– Мне жаль, что ты не едешь вместе со мной, Ноак!
– Ерунда, Хаапе! Только не забудь навестить мою жену и передай ей, что я тоже скоро приеду!
– Не волнуйся! Я попрошу ее приготовить для тебя соломенную подстилку и пошире раскрыть все окна и двери, а то тебе, возможно, будет недостаточно холодно дома!
– А ты прихвати с собой парочку русских вшей, чтобы чувствовать себя уютно…
– И немного конины…
– Скажи жене, чтобы она испекла для меня солдатский хлеб…
Мы снова расхохотались и начали хлопать друг друга по плечам, когда в комнату вошел Генрих.
– Генрих, я сыт по горло этой проклятой Россией! Пакуй мои вещи! – крикнул я.
Генрих посмотрел на меня так, словно я окончательно свихнулся.
– Мне дали отпуск, Генрих, баранья голова ты этакая!
Лицо Генриха расплылось в широкой улыбке.
– От всей души поздравляю, герр ассистенцарцт! Бегу паковать вещи!
Мы с Ноаком просидели допоздна, вспоминая старые времена. Мой багаж и автомат были сложены у стены. Когда последнее полено догорело в старой русской печи, мы легли спать.
В 4 часа утра мы с Генрихом уселись в сани. Возницей был русский хиви Ганс. Темное ночное небо было затянуто тучами, и ветер то и дело швырял нам в лицо снежные заряды. Над нашими головами вдоль дороги ударила вражеская пулеметная очередь, в Гридино продолжали рваться снаряды. Над Крупцово в небо взлетела осветительная ракета. Вероятно, русские проводят разведку боем! – подумал я. Над тыловым районом где-то высоко в небе монотонно тарахтела «Хромая утка». Это были звуки обычной ночной симфонии оборонительной линии Кёнигсберг, которые были хорошо знакомы нашему уху.
Когда мы подъехали к тыловой деревне, я подал знак Гансу, чтобы он свернул к домику Нины. Внутри горел свет. Ольга открыла дверь еще до того, как я успел постучать.
Нина лежала в кровати и смотрела на меня своими огромными глазами. Они уже не были затуманены от высокой температуры, а смотрели проницательно и таинственно, как и раньше. Я придвинул к кровати стул и взял ее руку. Пульс был ритмичным и наполненным. Нина крепко пожала мне руку и задержала ее в своей руке.
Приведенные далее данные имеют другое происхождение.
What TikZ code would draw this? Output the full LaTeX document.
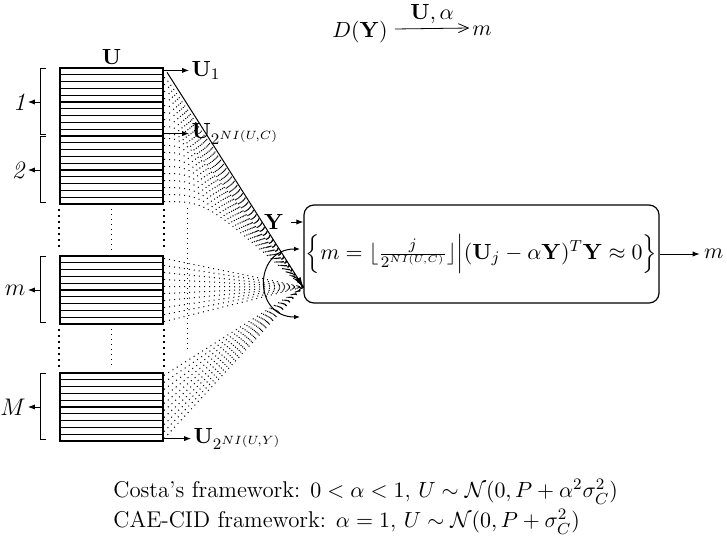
\documentclass[tikz,border=0pt]{standalone}
\usepackage{amsmath,amssymb}
\usetikzlibrary{calc,arrows.meta}

\tikzset{
  bin/.style={draw, line width=1.1pt, minimum width=51.5pt, minimum height=34pt, inner sep=0pt,
    path picture={
      \foreach \k in {1,...,9}
        \draw[line width=0.6pt]
          ($(path picture bounding box.north west)!\k/10!(path picture bounding box.south west)$) --
          ($(path picture bounding box.north east)!\k/10!(path picture bounding box.south east)$);}},
  tip/.style={-{Latex[length=3.5pt,width=2.6pt]}},
  fan/.style={dotted, line width=0.5pt},
  gapdots/.style={dotted, line width=1pt},
}

\begin{document}
\begin{tikzpicture}[x=0.5pt, y=-0.5pt, font=\fontsize{11.4}{13}\selectfont]
  \useasboundingbox (0,0) rectangle (727,540);

  % top line: decoder
  \node (DY) at (360,32) {$D(\mathbf{Y})$};
  \node (mtop) at (482,31) {$m$};
  \draw[-{Straight Barb[length=5pt,width=4.5pt]}] ([xshift=0pt,yshift=1.5pt]DY.east) -- ([xshift=2pt,yshift=1.5pt]mtop.west)
    node[midway, above, yshift=-1pt] (Ua) {$\mathbf{U},\alpha$};

  % the bins, 10 codewords each
  \node[bin] (b1) at (111.5,102) {};
  \node[bin] (b2) at (111.5,170) {};
  \node[bin] (bm) at (111.5,290) {};
  \node[bin] (bM) at (111.5,407) {};
  \node[above, inner sep=1pt] (U) at (b1.north) {$\mathbf{U}$};

  % dots between bins
  \foreach \a/\b in {b2/bm, bm/bM} {
    \draw[gapdots] ([yshift=-2pt]\a.south west) -- ([yshift=2pt]\b.north west);
    \draw[gapdots] ([yshift=-2pt]\a.south east) -- ([yshift=2pt]\b.north east);
    \draw[dotted, line width=0.5pt] ([yshift=-2pt]\a.south) -- ([yshift=2pt]\b.north);
  }
  \draw[dotted, line width=0.5pt] (187,208) -- (187,350);

  % brackets and bin indices
  \foreach \b/\lab in {b1/{\textit{1}}, b2/{\textit{2}}, bm/{$m$}, bM/{$M$}} {
    \draw[line width=0.5pt] ([xshift=-6.5pt,yshift=-1pt]\b.north west) -| ([xshift=-9pt,yshift=1.5pt]\b.south west) -- ++(2.5pt,0);
    \node[anchor=east, inner sep=1pt, font=\fontsize{12.5}{14}\selectfont] (lab-\b) at ([xshift=-15.5pt]\b.west) {\lab};
    \draw[tip] ([xshift=-9pt]\b.west) -- (lab-\b.east);
  }

  % decoder box
  \node[draw, line width=0.6pt, rounded corners=5pt, inner sep=1pt, minimum width=177.5pt, minimum height=49pt,
    font=\fontsize{10.8}{13}\selectfont] (dec) at (481.5,254)
    {$\Big\{ m=\lfloor\frac{j}{2^{NI(U,C)}}\rfloor\Big|(\mathbf{U}_j-\alpha\mathbf{Y})^T\mathbf{Y}\approx 0\Big\}$};
  \coordinate (P) at ([yshift=-16.5pt]dec.west);
  \node (Y) at (274,222) {$\mathbf{Y}$};
  \draw[tip] (Y.east) -- (Y.east -| dec.west);
  \draw[tip] (dec.east) -- ++(20pt,0) node[right, inner sep=2pt] (mout) {$m$};

  % codeword labels
  \coordinate (A) at ($(b1.north east)!0.05!(b1.south east)$);
  \draw[tip] (A) -- ++(12.5pt,0) node[right, inner sep=1pt] (u1) {$\mathbf{U}_1$};
  \draw[tip] ($(b1.north east)!0.95!(b1.south east)$) -- ++(12.5pt,0)
    node[right, inner sep=1pt] (uc) {$\mathbf{U}_{2^{NI(U,C)}}$};
  \draw[tip] ($(bM.north east)!0.95!(bM.south east)$) -- ++(13.5pt,0)
    node[right, inner sep=1pt] (uy) {$\mathbf{U}_{2^{NI(U,Y)}}$};

  % every codeword goes to the decoder
  \draw[line width=0.5pt, -{Latex[length=5pt,width=3pt]}] ([xshift=1.5pt,yshift=-1pt]A) -- (P);
  \foreach \b/\kmin in {b1/2, b2/1} {
    \foreach \k [evaluate=\k as \f using (\k-0.5)/10] in {\kmin,...,10} {
      \coordinate (s) at ($(\b.north east)!\f!(\b.south east)$);
      \coordinate (sx) at ($(s)+(10,0)$);
      \coordinate (i) at (intersection of s--sx and A--P);
      \coordinate (c) at ($(s)!0.5!(i)$);
      \draw[fan] (s) .. controls (c) .. (P);
    }
  }
  \foreach \b in {bm, bM} {
    \foreach \k [evaluate=\k as \f using (\k-0.5)/10] in {1,...,10}
      \draw[fan] ($(\b.north east)!\f!(\b.south east)$) -- (P);
  }
  \coordinate (arcT) at (300,249);
  \coordinate (arcB) at (300,317);
  \draw[line width=0.5pt, {Latex[length=3pt,width=2.4pt]}-{Latex[length=3pt,width=2.4pt]}]
    (arcT) .. controls (253,249) and (253,317) .. (arcB);

  % frameworks
  \node[anchor=west, inner sep=0pt] (costa) at (113,492)
    {Costa's framework: $0<\alpha<1$, $U\sim\mathcal{N}(0,P+\alpha^2\sigma_C^2)$};
  \node[anchor=west, inner sep=0pt] (cae) at (113,522)
    {CAE-CID framework: $\alpha=1$, $U\sim\mathcal{N}(0,P+\sigma_C^2)$};
\end{tikzpicture}
\end{document}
– Я вам очень благодарна, герр доктор, за все, что вы для меня сделали! Вы…
У нее на глаза навернулись слезы, и она на мгновение отвернула голову в сторону, по-прежнему не выпуская моей руки.
Не пытаясь высвободить свою руку, я ласково сказал ей:
– Скоро тебе будет гораздо лучше, Нина! Я знал, что ты справишься с болезнью – у тебя есть сила воли!
Ольга стояла в ногах кровати и буквально светилась от радости. Нина что-то сказала ей по-русски, и Ольга отошла к печи. Поставив самовар на стол, она налила мне чашку горячего чая.